Ness, P. (2011). A monster calls. Somerville, Mass.: Candlewick Press
This week I had a choice between reading Shadowshaper electronically or A Monster Calls in print. Once getting my hands on a Monster Calls, I was immediately drawn to the illustrations. I do prefer reading print books over electronic books and I have been noticing a fondness for Patrick Ness among peers. Since I have not read anything written by him before, I decided to give it chance. I was also curious about how Ness would “run with and make trouble” (Ness, 2011) with Siobhan Dowd’s ideas. Even though I have not read Dowd, I was intrigued by the idea of Ness using Dowd’s potential fifth book as inspiration. I thoroughly enjoyed this novel and will definitely be checking out Siobhan Dowd.

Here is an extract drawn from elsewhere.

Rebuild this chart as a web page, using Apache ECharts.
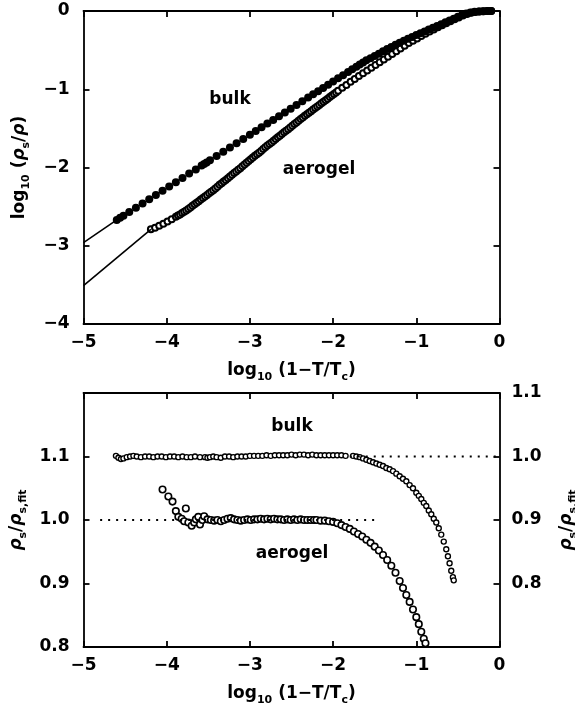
<!DOCTYPE html>
<html><head><meta charset="utf-8">
<script src="https://cdn.jsdelivr.net/npm/echarts@6/dist/echarts.min.js"></script>
<style>html,body{margin:0;padding:0;background:#fff}#c{width:575px;height:706px}</style>
</head><body><div id="c"></div>
<script>
// ---------- data ----------
// top panel: log10(rho_s/rho) vs log10(1-T/Tc)
const topBulk = [[-4.60,-2.670],[-4.56,-2.643],[-4.52,-2.616],[-4.45,-2.568],[-4.37,-2.514],[-4.29,-2.459],[-4.21,-2.405],[-4.13,-2.350],[-4.05,-2.296],[-3.97,-2.242],[-3.89,-2.187],[-3.81,-2.133],[-3.73,-2.078],[-3.65,-2.024],[-3.58,-1.976],[-3.55,-1.956],[-3.52,-1.936],[-3.48,-1.908],[-3.40,-1.854],[-3.32,-1.800],[-3.24,-1.745],[-3.16,-1.691],[-3.08,-1.636],[-3.00,-1.582],[-2.93,-1.534],[-2.86,-1.487],[-2.79,-1.439],[-2.72,-1.392],[-2.65,-1.344],[-2.58,-1.296],[-2.51,-1.249],[-2.44,-1.201],[-2.37,-1.154],[-2.30,-1.106],[-2.24,-1.065],[-2.18,-1.024],[-2.12,-0.984],[-2.06,-0.943],[-2.00,-0.902],[-1.94,-0.861],[-1.88,-0.820],[-1.82,-0.780],[-1.77,-0.746],[-1.72,-0.712],[-1.68,-0.684],[-1.64,-0.657],[-1.60,-0.630],[-1.55,-0.605],[-1.50,-0.575],[-1.45,-0.545],[-1.40,-0.515],[-1.35,-0.487],[-1.30,-0.459],[-1.25,-0.432],[-1.20,-0.405],[-1.15,-0.380],[-1.10,-0.355],[-1.05,-0.331],[-1.00,-0.308],[-0.95,-0.285],[-0.90,-0.262],[-0.85,-0.238],[-0.80,-0.214],[-0.75,-0.191],[-0.70,-0.168],[-0.65,-0.145],[-0.60,-0.122],[-0.55,-0.098],[-0.50,-0.072],[-0.45,-0.050],[-0.40,-0.032],[-0.35,-0.019],[-0.30,-0.010],[-0.25,-0.005],[-0.20,-0.002],[-0.15,0.000],[-0.10,0.000]];
const topAerogel = [[-4.19,-2.79],[-4.14,-2.77],[-4.09,-2.745],[-4.04,-2.72],[-3.99,-2.69],[-3.94,-2.66],
 [-3.89,-2.63],[-3.865,-2.615],[-3.84,-2.60],[-3.815,-2.583],[-3.79,-2.565],[-3.765,-2.548],[-3.74,-2.53],[-3.715,-2.51],[-3.69,-2.49],[-3.665,-2.47],[-3.64,-2.45],[-3.615,-2.43],[-3.59,-2.41],[-3.565,-2.39],[-3.54,-2.37],[-3.515,-2.35],[-3.49,-2.33],[-3.465,-2.31],[-3.44,-2.29],[-3.415,-2.268],[-3.39,-2.245],[-3.365,-2.222],[-3.34,-2.20],[-3.315,-2.18],[-3.29,-2.16],[-3.265,-2.138],[-3.24,-2.115],[-3.215,-2.092],[-3.19,-2.07],[-3.165,-2.05],[-3.14,-2.03],[-3.115,-2.008],[-3.09,-1.985],[-3.065,-1.962],[-3.04,-1.94],[-3.015,-1.918],[-2.99,-1.895],[-2.965,-1.872],[-2.94,-1.85],[-2.915,-1.83],[-2.89,-1.81],[-2.865,-1.788],[-2.84,-1.765],[-2.815,-1.742],[-2.79,-1.72],[-2.765,-1.70],[-2.74,-1.68],[-2.715,-1.658],[-2.69,-1.635],[-2.665,-1.615],[-2.64,-1.595],[-2.615,-1.572],[-2.59,-1.55],[-2.565,-1.53],[-2.54,-1.51],[-2.515,-1.488],[-2.49,-1.465],[-2.465,-1.445],[-2.44,-1.425],[-2.415,-1.402],[-2.39,-1.38],[-2.365,-1.36],[-2.34,-1.34],[-2.315,-1.32],[-2.29,-1.30],[-2.265,-1.28],[-2.24,-1.26],[-2.215,-1.24],[-2.19,-1.22],[-2.165,-1.20],[-2.14,-1.18],[-2.115,-1.16],[-2.09,-1.14],[-2.065,-1.12],[-2.04,-1.10],[-2.015,-1.08],[-1.99,-1.06],[-1.965,-1.04],[-1.94,-1.02],
 [-1.89,-0.98],[-1.84,-0.945],[-1.79,-0.905],[-1.74,-0.87],[-1.69,-0.83],[-1.64,-0.795],[-1.59,-0.76],[-1.54,-0.725],[-1.49,-0.69],[-1.44,-0.655],[-1.39,-0.62],[-1.34,-0.585],[-1.29,-0.55],[-1.24,-0.515],[-1.19,-0.48],[-1.14,-0.445],[-1.09,-0.41],[-1.04,-0.38],[-0.99,-0.35],[-0.94,-0.32],[-0.89,-0.29],[-0.84,-0.262],[-0.79,-0.235],[-0.74,-0.208],[-0.69,-0.182],[-0.64,-0.157],[-0.59,-0.132],[-0.54,-0.107],[-0.49,-0.082],[-0.44,-0.058],[-0.39,-0.038],[-0.34,-0.022],[-0.29,-0.012],[-0.24,-0.006],[-0.19,-0.002],[-0.14,0.0],[-0.10,0.0]];
const topBulkFit = [[-5,-2.96],[-4.60,-2.670]];
const topAerogelFit = [[-5,-3.51],[-4.19,-2.79]];

// bottom panel: rho_s / rho_s,fit  (bulk on right axis, aerogel on left axis)
const botBulk = [[-4.61,1.001],[-4.58,0.998],[-4.55,0.996],[-4.52,0.997],[-4.48,0.999],[-4.44,1.000],[-4.40,1.001],[-4.36,1.000],[-4.31,0.999],[-4.26,1.000],[-4.21,1.000],[-4.16,0.999],[-4.11,1.000],[-4.06,1.000],[-4.01,0.999],[-3.96,1.000],[-3.91,1.000],[-3.86,0.999],[-3.81,1.000],[-3.76,0.999],[-3.71,0.999],[-3.66,1.000],[-3.60,0.999],[-3.54,0.999],[-3.51,0.998],[-3.48,0.999],[-3.44,1.000],[-3.40,0.999],[-3.35,0.998],[-3.30,1.000],[-3.25,1.000],[-3.20,0.999],[-3.15,1.000],[-3.10,1.000],[-3.05,1.000],[-3.00,1.001],[-2.95,1.001],[-2.90,1.001],[-2.85,1.001],[-2.80,1.002],[-2.75,1.001],[-2.70,1.002],[-2.65,1.002],[-2.60,1.002],[-2.55,1.002],[-2.50,1.003],[-2.45,1.002],[-2.40,1.003],[-2.35,1.003],[-2.30,1.002],[-2.25,1.003],[-2.20,1.002],[-2.15,1.002],[-2.10,1.002],[-2.05,1.002],[-2.00,1.002],[-1.95,1.002],[-1.90,1.002],[-1.85,1.001],[-1.76,1.001],[-1.72,1.000],[-1.68,0.999],[-1.64,0.997],[-1.60,0.995],[-1.56,0.993],[-1.52,0.991],[-1.48,0.989],[-1.44,0.987],[-1.40,0.985],[-1.36,0.982],[-1.32,0.980],[-1.28,0.977],[-1.24,0.973],[-1.20,0.969],[-1.16,0.965],[-1.12,0.961],[-1.08,0.955],[-1.04,0.950],[-1.00,0.943],[-0.97,0.938],[-0.94,0.933],[-0.91,0.927],[-0.88,0.922],[-0.85,0.915],[-0.82,0.909],[-0.79,0.902],[-0.76,0.896],[-0.73,0.887],[-0.70,0.877],[-0.67,0.866],[-0.64,0.854],[-0.62,0.843],[-0.60,0.832],[-0.58,0.820],[-0.56,0.810],[-0.55,0.805]];
const botAerogel = [[-4.05,1.048],[-3.98,1.037],[-3.93,1.029],[-3.89,1.014],[-3.86,1.005],[-3.82,1.002],[-3.77,1.018],[-3.79,0.998],[-3.74,0.996],[-3.70,0.991],[-3.67,0.996],[-3.65,1.001],[-3.62,1.005],[-3.60,0.993],[-3.57,1.000],[-3.55,1.006],[-3.51,1.001],[-3.47,1.000],[-3.43,0.999],[-3.39,1.000],[-3.35,0.998],[-3.31,1.000],[-3.27,1.002],[-3.23,1.003],[-3.19,1.001],[-3.15,1.000],[-3.11,0.999],[-3.07,1.000],[-3.03,1.001],[-2.99,1.000],[-2.95,1.001],[-2.91,1.001],[-2.87,1.002],[-2.83,1.001],[-2.79,1.002],[-2.75,1.001],[-2.71,1.002],[-2.67,1.001],[-2.63,1.001],[-2.59,1.000],[-2.55,1.001],[-2.51,1.000],[-2.47,1.001],[-2.43,1.000],[-2.39,1.001],[-2.35,1.000],[-2.31,1.000],[-2.27,1.000],[-2.23,1.000],[-2.20,1.000],[-2.15,0.999],[-2.10,0.999],[-2.05,0.998],[-2.00,0.997],[-1.95,0.995],[-1.90,0.992],[-1.85,0.989],[-1.80,0.986],[-1.75,0.982],[-1.70,0.978],[-1.65,0.974],[-1.60,0.969],[-1.55,0.964],[-1.50,0.958],[-1.45,0.952],[-1.40,0.945],[-1.35,0.937],[-1.30,0.928],[-1.25,0.917],[-1.20,0.904],[-1.16,0.893],[-1.12,0.882],[-1.08,0.871],[-1.04,0.859],[-1.00,0.847],[-0.97,0.836],[-0.94,0.824],[-0.91,0.813],[-0.89,0.806]];
const botBulkRef = [[-1.80,1.0],[0,1.0]];
const botAerogelRef = [[-4.80,1.0],[-1.50,1.0]];

const xRange = [-5, 0];
const topYRange = [-4, 0];
const botLeftRange = [0.8, 1.2];
const botRightRange = [0.7, 1.1];

// ---------- styling ----------
const FONT = 'DejaVu Sans';
const K = '#000';
const FS = 17;
const rich = {
  a: {fontFamily: FONT, fontSize: FS, fontWeight: 'bold', color: K, lineHeight: 24},
  b: {fontFamily: FONT, fontSize: 11, fontWeight: 'bold', color: K, lineHeight: 12, verticalAlign: 'bottom'},
  r: {fontFamily: FONT, fontSize: FS, fontWeight: 'bold', fontStyle: 'italic', color: K, lineHeight: 24}
};
const xName = '{a|log}{b|10}{a| (1\u2212T/T}{b|c}{a|)}';
const minus = v => String(v).replace('-', '\u2212');
const line = {onZero: false, lineStyle: {color: K, width: 1.8}};
const tick = {inside: true, length: 6, lineStyle: {color: K, width: 1.8}};
const lab = (m, f) => ({color: K, fontFamily: FONT, fontSize: FS, fontWeight: 'bold', margin: m, formatter: f});

function xa(grid, pos, show) {
  return {type: 'value', gridIndex: grid, position: pos, min: xRange[0], max: xRange[1], interval: 1,
    axisLine: line, axisTick: tick, splitLine: {show: false},
    axisLabel: show ? lab(10, minus) : {show: false},
    name: show ? xName : '', nameLocation: 'middle', nameGap: 35, nameTextStyle: {rich: rich}};
}

const chart = echarts.init(document.getElementById('c'), null, {renderer: 'canvas'});
chart.setOption({
  animation: false,
  backgroundColor: '#fff',
  grid: [
    {left: 83.5, top: 11, width: 416, height: 313, containLabel: false, outerBoundsMode: 'none'},
    {left: 83.5, top: 393, width: 416, height: 254, containLabel: false, outerBoundsMode: 'none'}
  ],
  xAxis: [xa(0, 'bottom', true), xa(0, 'top', false), xa(1, 'bottom', true), xa(1, 'top', false)],
  yAxis: [
    {type: 'value', gridIndex: 0, position: 'left', min: topYRange[0], max: topYRange[1], interval: 1,
      axisLine: line, axisTick: tick, splitLine: {show: false}, axisLabel: lab(14, minus),
      name: '{a|log}{b|10}{a| (}{r|\u03c1}{b|s}{a|/}{r|\u03c1}{a|)}', nameLocation: 'middle', nameRotate: 90, nameGap: 52,
      nameTextStyle: {rich: rich}},
    {type: 'value', gridIndex: 0, position: 'right', min: topYRange[0], max: topYRange[1], interval: 1,
      axisLine: line, axisTick: tick, splitLine: {show: false}, axisLabel: {show: false}},
    {type: 'value', gridIndex: 1, position: 'left', min: botLeftRange[0], max: botLeftRange[1], interval: 0.1,
      axisLine: line, axisTick: tick, splitLine: {show: false},
      axisLabel: lab(14, v => Math.abs(v - botLeftRange[1]) < 1e-6 ? '' : v.toFixed(1)),
      name: '{r|\u03c1}{b|s}{a|/}{r|\u03c1}{b|s,fit}', nameLocation: 'middle', nameRotate: 90, nameGap: 55,
      nameTextStyle: {rich: rich}},
    {type: 'value', gridIndex: 1, position: 'right', min: botRightRange[0], max: botRightRange[1], interval: 0.1,
      axisLine: line, axisTick: tick, splitLine: {show: false},
      axisLabel: lab(12, v => Math.abs(v - botRightRange[0]) < 1e-6 ? '' : v.toFixed(1)),
      name: '{r|\u03c1}{b|s}{a|/}{r|\u03c1}{b|s,fit}', nameLocation: 'middle', nameRotate: 90, nameGap: 55,
      nameTextStyle: {rich: rich}}
  ],
  series: [
    {type: 'line', xAxisIndex: 0, yAxisIndex: 0, data: topBulkFit, symbol: 'none', lineStyle: {color: K, width: 1.6}},
    {type: 'line', xAxisIndex: 0, yAxisIndex: 0, data: topAerogelFit, symbol: 'none', lineStyle: {color: K, width: 1.6}},
    {type: 'scatter', xAxisIndex: 0, yAxisIndex: 0, data: topAerogel, symbol: 'circle', symbolSize: 6,
      itemStyle: {color: '#fff', borderColor: K, borderWidth: 2, opacity: 1}},
    {type: 'scatter', xAxisIndex: 0, yAxisIndex: 0, data: topBulk, symbol: 'circle', symbolSize: 8,
      itemStyle: {color: K, borderColor: K, borderWidth: 0, opacity: 1}},
    {type: 'line', xAxisIndex: 2, yAxisIndex: 3, data: botBulkRef, symbol: 'none', lineStyle: {color: K, width: 2, type: [2, 6]}},
    {type: 'line', xAxisIndex: 2, yAxisIndex: 2, data: botAerogelRef, symbol: 'none', lineStyle: {color: K, width: 2, type: [2, 6]}},
    {type: 'scatter', xAxisIndex: 2, yAxisIndex: 3, data: botBulk, symbol: 'circle', symbolSize: 5,
      itemStyle: {color: '#fff', borderColor: K, borderWidth: 1.4, opacity: 1}},
    {type: 'scatter', xAxisIndex: 2, yAxisIndex: 2, data: botAerogel, symbol: 'circle', symbolSize: 6.5,
      itemStyle: {color: '#fff', borderColor: K, borderWidth: 1.6, opacity: 1}}
  ],
  graphic: [
    {type: 'text', x: 230, y: 100, style: {text: 'bulk', font: 'bold 17px "DejaVu Sans"', fill: K, align: 'center', verticalAlign: 'middle'}},
    {type: 'text', x: 319, y: 170, style: {text: 'aerogel', font: 'bold 17px "DejaVu Sans"', fill: K, align: 'center', verticalAlign: 'middle'}},
    {type: 'text', x: 292, y: 427, style: {text: 'bulk', font: 'bold 17px "DejaVu Sans"', fill: K, align: 'center', verticalAlign: 'middle'}},
    {type: 'text', x: 292, y: 554, style: {text: 'aerogel', font: 'bold 17px "DejaVu Sans"', fill: K, align: 'center', verticalAlign: 'middle'}}
  ]
});
</script>
</body></html>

This award-winning book should be included in every YA collection for various reasons. First, great fantasy not only allows us to escape, but can also be used to teach and empathize. A Monster Calls not only brings us into the intense world of Conor’s nightmares, but also teaches us about grief, what it means to face our fears, and losing a loved one. This beautifully and eerily illustrated book. Fantasy novels are not always well received and often dismissed as something for young children. Ness’s protagonist is a boy who endures very real emotions and allows fantasy/ surrealism to help him cope and find truth. Between the bone chilling illustrations, the beautifully interwoven ‘stories within a story’, and the parallels between real life and fantasy,this intricately written novel is a must read.
Grade Level Interest: J
Carrol, E. (2014). Through the woods. New York, NY: Simon and Schuster.
Grade Level Interest: Late J to S
A Monster Calls definitely reminded me of reading a Grim Fairy tale, so for the read alike this week I wanted to find something that was inspired by the Grimm’s Brothers. After some searching in the NYPL catalog I found Through The Woods by Emily Carrol. Carrol is Canadian author who has taken inspiration from the Grimm tales to create 5 eerie short graphic stories.
Appeal factors: Both books are intensifying, character drive, illustrated, haunting, and atmospheric. I paired these books for their similar appeal factors and their nods to traditional story telling. Both are very engaging and could be enjoyed by any type of reader.